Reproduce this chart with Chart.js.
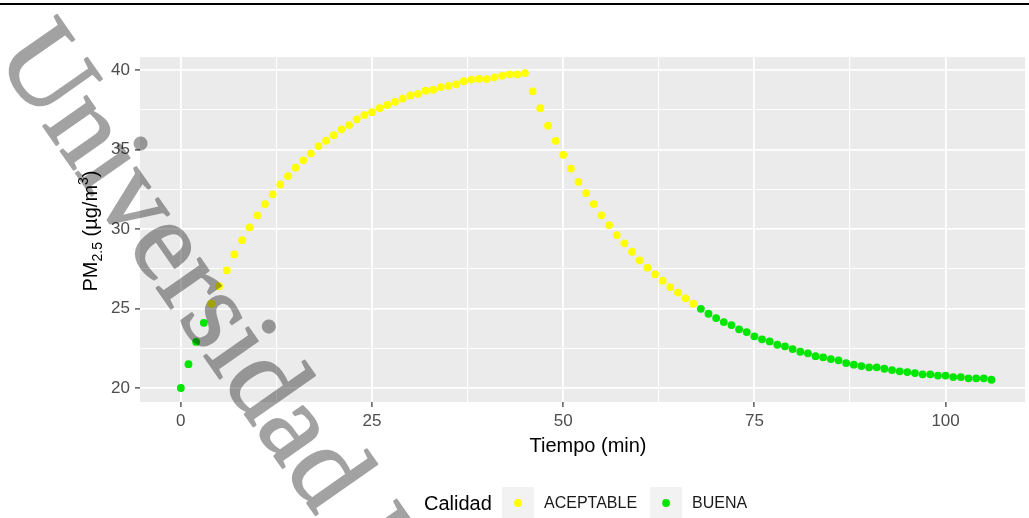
<!DOCTYPE html>
<html>
<head>
<meta charset="utf-8">
<script src="https://cdn.jsdelivr.net/npm/chart.js@4"></script>
<style>
  body { margin: 0; background: #ffffff; overflow: hidden; }
  #wrap { width: 1029px; height: 518px; position: relative; }
</style>
</head>
<body>
<div id="wrap"><canvas id="CalidadAireStats"></canvas></div>
<script>
//
//
// Data
var tiempo_min = [
  0, 1, 2, 3, 4, 5, 6, 7, 8, 9, 10, 11, 12, 13, 14, 15, 16, 17, 18, 19,
  20, 21, 22, 23, 24, 25, 26, 27, 28, 29, 30, 31, 32, 33, 34, 35, 36, 37, 38, 39,
  40, 41, 42, 43, 44, 45, 46, 47, 48, 49, 50, 51, 52, 53, 54, 55, 56, 57, 58, 59,
  60, 61, 62, 63, 64, 65, 66, 67, 68, 69, 70, 71, 72, 73, 74, 75, 76, 77, 78, 79,
  80, 81, 82, 83, 84, 85, 86, 87, 88, 89, 90, 91, 92, 93, 94, 95, 96, 97, 98, 99,
  100, 101, 102, 103, 104, 105, 106
];
var pm25_valores = [
  20.0, 21.5, 22.9, 24.1, 25.3, 26.4, 27.4, 28.4, 29.3, 30.1,
  30.86, 31.57, 32.18, 32.8, 33.33, 33.86, 34.32, 34.76, 35.22, 35.56,
  35.9, 36.27, 36.54, 36.9, 37.17, 37.35, 37.6, 37.8, 38.0, 38.2,
  38.4, 38.5, 38.7, 38.76, 38.93, 39.0, 39.1, 39.3, 39.4, 39.45,
  39.43, 39.54, 39.64, 39.73, 39.73, 39.81, 38.66, 37.6, 36.5, 35.55,
  34.67, 33.8, 32.97, 32.26, 31.57, 30.86, 30.25, 29.62, 29.1, 28.57,
  28.03, 27.57, 27.15, 26.75, 26.35, 26.0, 25.64, 25.3, 24.98, 24.67,
  24.4, 24.15, 23.96, 23.69, 23.52, 23.25, 23.06, 22.93, 22.72, 22.62,
  22.45, 22.28, 22.18, 22.0, 21.93, 21.82, 21.74, 21.57, 21.47, 21.38,
  21.3, 21.3, 21.21, 21.13, 21.05, 21.0, 20.94, 20.86, 20.86, 20.78,
  20.78, 20.69, 20.69, 20.61, 20.61, 20.61, 20.52
];
var calidad_nombres = ['ACEPTABLE', 'BUENA'];
var calidad_colores = ['#FFFF00', '#00E600'];
var umbral_buena = 25;   // below this value the point is BUENA

var x_ticks = [0, 12.5, 25, 37.5, 50, 62.5, 75, 87.5, 100];
var x_major = [0, 25, 50, 75, 100];
var y_ticks = [20, 22.5, 25, 27.5, 30, 32.5, 35, 37.5, 40];
var y_major = [20, 25, 30, 35, 40];

//
//
// Split the points by quality
var puntos_aceptable = [];
var puntos_buena = [];
for (var i = 0; i < tiempo_min.length; i++) {
  var p = { x: tiempo_min[i], y: pm25_valores[i] };
  if (pm25_valores[i] < umbral_buena) {
    puntos_buena.push(p);
  } else {
    puntos_aceptable.push(p);
  }
}

function isMajor(list, v) {
  return list.indexOf(v) !== -1;
}

//
//
// Watermark drawn once on its own canvas, then laid over the chart
function marcaDeAgua(w, h) {
  var c = document.createElement('canvas');
  c.width = w;
  c.height = h;
  var m = c.getContext('2d');
  m.translate(-6, 56);
  m.rotate(55 * Math.PI / 180);
  m.font = '115px "Liberation Serif", "Times New Roman", serif';
  m.fillStyle = '#000000';
  m.strokeStyle = '#000000';
  m.lineWidth = 2;
  m.lineJoin = 'round';
  m.fillText('Universidad Nacional', 0, 0);
  m.strokeText('Universidad Nacional', 0, 0);
  return c;
}

//
//
// Panel background, titles, legend, watermark
var ggplotLook = {
  id: 'ggplotLook',
  beforeDraw: function(chart) {
    var ctx = chart.ctx;
    var a = chart.chartArea;
    ctx.save();
    ctx.fillStyle = '#ffffff';
    ctx.fillRect(0, 0, chart.width, chart.height);
    ctx.fillStyle = '#EBEBEB';
    ctx.fillRect(a.left, a.top, a.right - a.left, a.bottom - a.top);
    ctx.restore();
  },
  afterDraw: function(chart) {
    var ctx = chart.ctx;
    ctx.save();

    // top rule
    ctx.fillStyle = '#000000';
    ctx.fillRect(0, 3, chart.width, 2);

    // x title
    ctx.fillStyle = '#000000';
    ctx.font = '20px "Liberation Sans", Arial, sans-serif';
    ctx.textAlign = 'center';
    ctx.textBaseline = 'middle';
    ctx.fillText('Tiempo (min)', 588, 446);

    // y title : PM2.5 (µg/m3) with sub / superscript
    var big = '20px "Liberation Sans", Arial, sans-serif';
    var small = '14px "Liberation Sans", Arial, sans-serif';
    var piezas = [
      { t: 'PM', f: big, dy: 0 },
      { t: '2.5', f: small, dy: 5 },
      { t: ' (\u00b5g/m', f: big, dy: 0 },
      { t: '3', f: small, dy: -9 },
      { t: ')', f: big, dy: 0 }
    ];
    var total = 0;
    piezas.forEach(function(pz) { ctx.font = pz.f; total += ctx.measureText(pz.t).width; });
    ctx.translate(97, 231 + total / 2);
    ctx.rotate(-Math.PI / 2);
    ctx.textAlign = 'left';
    ctx.textBaseline = 'alphabetic';
    var px = 0;
    piezas.forEach(function(pz) {
      ctx.font = pz.f;
      ctx.fillText(pz.t, px, pz.dy);
      px += ctx.measureText(pz.t).width;
    });
    ctx.setTransform(1, 0, 0, 1, 0, 0);

    // legend
    ctx.textBaseline = 'middle';
    ctx.textAlign = 'left';
    ctx.font = '20px "Liberation Sans", Arial, sans-serif';
    ctx.fillStyle = '#000000';
    ctx.fillText('Calidad', 424, 504);
    var lx = 502;
    ctx.font = '16px "Liberation Sans", Arial, sans-serif';
    for (var k = 0; k < calidad_nombres.length; k++) {
      ctx.fillStyle = '#F2F2F2';
      ctx.fillRect(lx, 487, 32, 32);
      ctx.fillStyle = calidad_colores[k];
      ctx.beginPath();
      ctx.arc(lx + 16, 503, 3.9, 0, Math.PI * 2);
      ctx.fill();
      ctx.fillStyle = '#1a1a1a';
      ctx.fillText(calidad_nombres[k], lx + 42, 504);
      lx += 42 + ctx.measureText(calidad_nombres[k]).width + 13;
    }

    // watermark
    ctx.globalAlpha = 0.36;
    ctx.drawImage(marcaDeAgua(chart.width, chart.height), 0, 0);

    ctx.restore();
  }
};

//
//
// Draw Chart
var calidad_stats = document.getElementById('CalidadAireStats').getContext('2d');

new Chart(calidad_stats, {
  type: 'scatter',
  data: {
    datasets: [{
      label: calidad_nombres[0],
      data: puntos_aceptable,
      backgroundColor: calidad_colores[0],
      borderWidth: 0,
      pointRadius: 3.9,
      pointHoverRadius: 3.9
    }, {
      label: calidad_nombres[1],
      data: puntos_buena,
      backgroundColor: calidad_colores[1],
      borderWidth: 0,
      pointRadius: 3.9,
      pointHoverRadius: 3.9
    }]
  },
  options: {
    responsive: true,
    maintainAspectRatio: false,
    animation: false,
    events: [],
    layout: { padding: { top: 57, right: 0, bottom: 0, left: 0 } },
    plugins: {
      legend: { display: false },
      tooltip: { enabled: false }
    },
    scales: {
      x: {
        type: 'linear',
        min: -5.34,
        max: 110.4,
        afterBuildTicks: function(scale) {
          scale.ticks = x_ticks.map(function(v) { return { value: v }; });
        },
        afterFit: function(scale) { scale.height = 116; },
        border: { display: false },
        grid: {
          color: '#ffffff',
          lineWidth: function(c) { return isMajor(x_major, c.tick.value) ? 1.8 : 1.1; },
          tickColor: function(c) { return isMajor(x_major, c.tick.value) ? '#333333' : 'rgba(0,0,0,0)'; },
          tickWidth: 1.2,
          tickLength: 5
        },
        ticks: {
          autoSkip: false,
          maxRotation: 0,
          padding: 4,
          color: '#4D4D4D',
          font: { family: '"Liberation Sans", Arial, sans-serif', size: 17 },
          callback: function(v) { return isMajor(x_major, v) ? String(v) : ''; }
        }
      },
      y: {
        type: 'linear',
        min: 19.12,
        max: 40.82,
        afterBuildTicks: function(scale) {
          scale.ticks = y_ticks.map(function(v) { return { value: v }; });
        },
        afterFit: function(scale) { scale.width = 140; },
        border: { display: false },
        grid: {
          color: '#ffffff',
          lineWidth: function(c) { return isMajor(y_major, c.tick.value) ? 1.8 : 1.1; },
          tickColor: function(c) { return isMajor(y_major, c.tick.value) ? '#333333' : 'rgba(0,0,0,0)'; },
          tickWidth: 1.2,
          tickLength: 5
        },
        ticks: {
          autoSkip: false,
          padding: 5,
          color: '#4D4D4D',
          font: { family: '"Liberation Sans", Arial, sans-serif', size: 17 },
          callback: function(v) { return isMajor(y_major, v) ? String(v) : ''; }
        }
      }
    }
  },
  plugins: [ggplotLook]
});
</script>
</body>
</html>
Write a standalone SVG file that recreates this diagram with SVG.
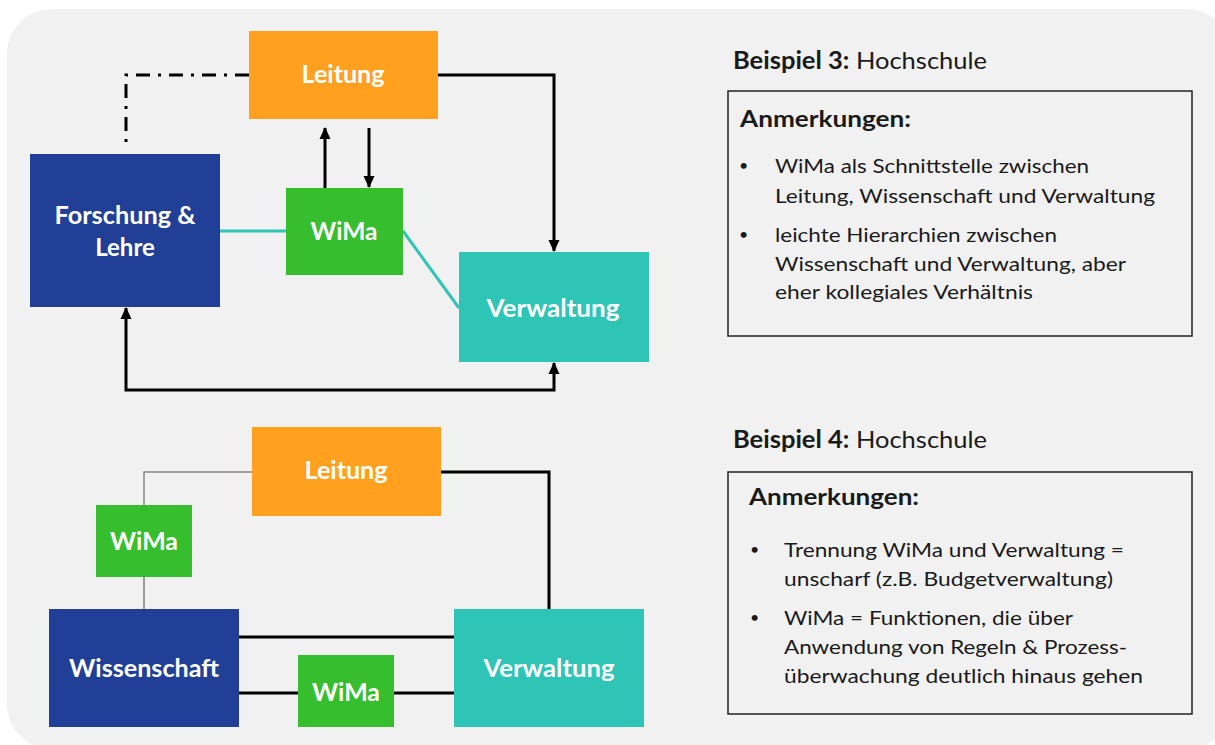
<svg xmlns="http://www.w3.org/2000/svg" width="1215" height="745" viewBox="0 0 1215 745">
<defs>
<marker id="ah" markerUnits="userSpaceOnUse" markerWidth="12" markerHeight="12" viewBox="0 0 12 12" refX="11" refY="6" orient="auto-start-reverse">
<path d="M0,0.5 L12,6 L0,11.5 Z" fill="#000"/>
</marker>
<style>
.nt{font-family:Lato,"Open Sans",sans-serif;font-weight:bold;font-size:24px;fill:#fff;text-anchor:middle}
.t{font-family:Lato,"Open Sans",sans-serif;font-size:20px;fill:#1a1a1a}
.h{font-size:24px}
.a{font-size:23px;font-weight:bold}
.bu{font-size:16px}
.b{font-weight:bold}
.k{fill:none;stroke:#000;stroke-width:3}
.tl{fill:none;stroke:#2EC4B6;stroke-width:3}
.box{fill:none;stroke:#222;stroke-width:1.5}
</style>
</defs>
<rect x="0" y="0" width="1215" height="745" fill="#fff"/>
<rect x="7" y="9" width="1225" height="740" rx="45" fill="#F1F1F1"/>

<g id="connectors">
<path class="k" d="M249,75 H126 V143" stroke-dasharray="14 8 3 8"/>
<path class="k" d="M438,75 H554 V251" marker-end="url(#ah)"/>
<path class="k" d="M325,188 V128" marker-end="url(#ah)"/>
<path class="k" d="M369,128 V187" marker-end="url(#ah)"/>
<path class="tl" d="M220,231 H286"/>
<path class="tl" d="M403,231 L459,308"/>
<path class="k" d="M126,308 V390 H554 V363" marker-start="url(#ah)" marker-end="url(#ah)"/>
<path d="M252,472 H144 V505" fill="none" stroke="#888" stroke-width="1.5"/>
<path d="M144,577 V609" fill="none" stroke="#444" stroke-width="1"/>
<path class="k" d="M441,472 H549 V609"/>
<path class="k" d="M239,637 H454"/>
<path class="k" d="M239,693 H298 M394,693 H454"/>
</g>

<g id="n-leitung1"><rect x="249" y="31" width="189" height="88" fill="#FFA01F"/><text class="nt" x="343" y="83" textLength="83" lengthAdjust="spacingAndGlyphs">Leitung</text></g>
<g id="n-forschung"><rect x="30" y="154" width="190" height="153" fill="#223F97"/><text class="nt" x="125" y="224" textLength="141" lengthAdjust="spacingAndGlyphs">Forschung &amp;</text><text class="nt" x="125" y="256">Lehre</text></g>
<g id="n-wima1"><rect x="286" y="188" width="117" height="87" fill="#36BE2E"/><text class="nt" x="344" y="240" textLength="67" lengthAdjust="spacingAndGlyphs">WiMa</text></g>
<g id="n-verwaltung1"><rect x="459" y="252" width="190" height="110" fill="#2EC4B6"/><text class="nt" x="553" y="317" textLength="133" lengthAdjust="spacingAndGlyphs">Verwaltung</text></g>

<g id="n-leitung2"><rect x="252" y="427" width="189" height="89" fill="#FFA01F"/><text class="nt" x="346" y="479" textLength="83" lengthAdjust="spacingAndGlyphs">Leitung</text></g>
<g id="n-wima2"><rect x="96" y="505" width="96" height="72" fill="#36BE2E"/><text class="nt" x="144" y="550" textLength="68" lengthAdjust="spacingAndGlyphs">WiMa</text></g>
<g id="n-wissenschaft"><rect x="49" y="609" width="190" height="118" fill="#223F97"/><text class="nt" x="144" y="677" textLength="150" lengthAdjust="spacingAndGlyphs">Wissenschaft</text></g>
<g id="n-wima3"><rect x="298" y="655" width="96" height="72" fill="#36BE2E"/><text class="nt" x="346" y="701" textLength="68" lengthAdjust="spacingAndGlyphs">WiMa</text></g>
<g id="n-verwaltung2"><rect x="454" y="609" width="190" height="118" fill="#2EC4B6"/><text class="nt" x="549" y="677" textLength="131" lengthAdjust="spacingAndGlyphs">Verwaltung</text></g>

<g id="notes3">
<text class="t h" x="733" y="69" textLength="254" lengthAdjust="spacingAndGlyphs"><tspan class="b">Beispiel 3:</tspan> Hochschule</text>
<rect class="box" x="728" y="91" width="464" height="245"/>
<text class="t a" x="740" y="127" textLength="171" lengthAdjust="spacingAndGlyphs">Anmerkungen:</text>
<text class="t bu" x="739" y="171">•</text>
<text class="t" x="775" y="173" textLength="314" lengthAdjust="spacingAndGlyphs">WiMa als Schnittstelle zwischen</text>
<text class="t" x="775" y="203" textLength="380" lengthAdjust="spacingAndGlyphs">Leitung, Wissenschaft und Verwaltung</text>
<text class="t bu" x="739" y="240">•</text>
<text class="t" x="775" y="242" textLength="282" lengthAdjust="spacingAndGlyphs">leichte Hierarchien zwischen</text>
<text class="t" x="775" y="271" textLength="351" lengthAdjust="spacingAndGlyphs">Wissenschaft und Verwaltung, aber</text>
<text class="t" x="775" y="299" textLength="258" lengthAdjust="spacingAndGlyphs">eher kollegiales Verhältnis</text>
</g>

<g id="notes4">
<text class="t h" x="733" y="448" textLength="254" lengthAdjust="spacingAndGlyphs"><tspan class="b">Beispiel 4:</tspan> Hochschule</text>
<rect class="box" x="728" y="472" width="464" height="242"/>
<text class="t a" x="749" y="505" textLength="170" lengthAdjust="spacingAndGlyphs">Anmerkungen:</text>
<text class="t bu" x="750" y="555">•</text>
<text class="t" x="784" y="557" textLength="340" lengthAdjust="spacingAndGlyphs">Trennung WiMa und Verwaltung =</text>
<text class="t" x="784" y="586" textLength="329" lengthAdjust="spacingAndGlyphs">unscharf (z.B. Budgetverwaltung)</text>
<text class="t bu" x="750" y="623">•</text>
<text class="t" x="784" y="625" textLength="289" lengthAdjust="spacingAndGlyphs">WiMa = Funktionen, die über</text>
<text class="t" x="784" y="654" textLength="343" lengthAdjust="spacingAndGlyphs">Anwendung von Regeln &amp; Prozess-</text>
<text class="t" x="784" y="683" textLength="359" lengthAdjust="spacingAndGlyphs">überwachung deutlich hinaus gehen</text>
</g>
</svg>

= = = = =

STATED PROBLEM
Repeat word for word the lines above, from the first entry through the line containing "var y_major = [20, 25, 30, 35, 40];", with both ends kept and the pictures dropped.

ANSWER
Reproduce this chart with Chart.js.
<!DOCTYPE html>
<html>
<head>
<meta charset="utf-8">
<script src="https://cdn.jsdelivr.net/npm/chart.js@4"></script>
<style>
  body { margin: 0; background: #ffffff; overflow: hidden; }
  #wrap { width: 1029px; height: 518px; position: relative; }
</style>
</head>
<body>
<div id="wrap"><canvas id="CalidadAireStats"></canvas></div>
<script>
//
//
// Data
var tiempo_min = [
  0, 1, 2, 3, 4, 5, 6, 7, 8, 9, 10, 11, 12, 13, 14, 15, 16, 17, 18, 19,
  20, 21, 22, 23, 24, 25, 26, 27, 28, 29, 30, 31, 32, 33, 34, 35, 36, 37, 38, 39,
  40, 41, 42, 43, 44, 45, 46, 47, 48, 49, 50, 51, 52, 53, 54, 55, 56, 57, 58, 59,
  60, 61, 62, 63, 64, 65, 66, 67, 68, 69, 70, 71, 72, 73, 74, 75, 76, 77, 78, 79,
  80, 81, 82, 83, 84, 85, 86, 87, 88, 89, 90, 91, 92, 93, 94, 95, 96, 97, 98, 99,
  100, 101, 102, 103, 104, 105, 106
];
var pm25_valores = [
  20.0, 21.5, 22.9, 24.1, 25.3, 26.4, 27.4, 28.4, 29.3, 30.1,
  30.86, 31.57, 32.18, 32.8, 33.33, 33.86, 34.32, 34.76, 35.22, 35.56,
  35.9, 36.27, 36.54, 36.9, 37.17, 37.35, 37.6, 37.8, 38.0, 38.2,
  38.4, 38.5, 38.7, 38.76, 38.93, 39.0, 39.1, 39.3, 39.4, 39.45,
  39.43, 39.54, 39.64, 39.73, 39.73, 39.81, 38.66, 37.6, 36.5, 35.55,
  34.67, 33.8, 32.97, 32.26, 31.57, 30.86, 30.25, 29.62, 29.1, 28.57,
  28.03, 27.57, 27.15, 26.75, 26.35, 26.0, 25.64, 25.3, 24.98, 24.67,
  24.4, 24.15, 23.96, 23.69, 23.52, 23.25, 23.06, 22.93, 22.72, 22.62,
  22.45, 22.28, 22.18, 22.0, 21.93, 21.82, 21.74, 21.57, 21.47, 21.38,
  21.3, 21.3, 21.21, 21.13, 21.05, 21.0, 20.94, 20.86, 20.86, 20.78,
  20.78, 20.69, 20.69, 20.61, 20.61, 20.61, 20.52
];
var calidad_nombres = ['ACEPTABLE', 'BUENA'];
var calidad_colores = ['#FFFF00', '#00E600'];
var umbral_buena = 25;   // below this value the point is BUENA

var x_ticks = [0, 12.5, 25, 37.5, 50, 62.5, 75, 87.5, 100];
var x_major = [0, 25, 50, 75, 100];
var y_ticks = [20, 22.5, 25, 27.5, 30, 32.5, 35, 37.5, 40];
var y_major = [20, 25, 30, 35, 40];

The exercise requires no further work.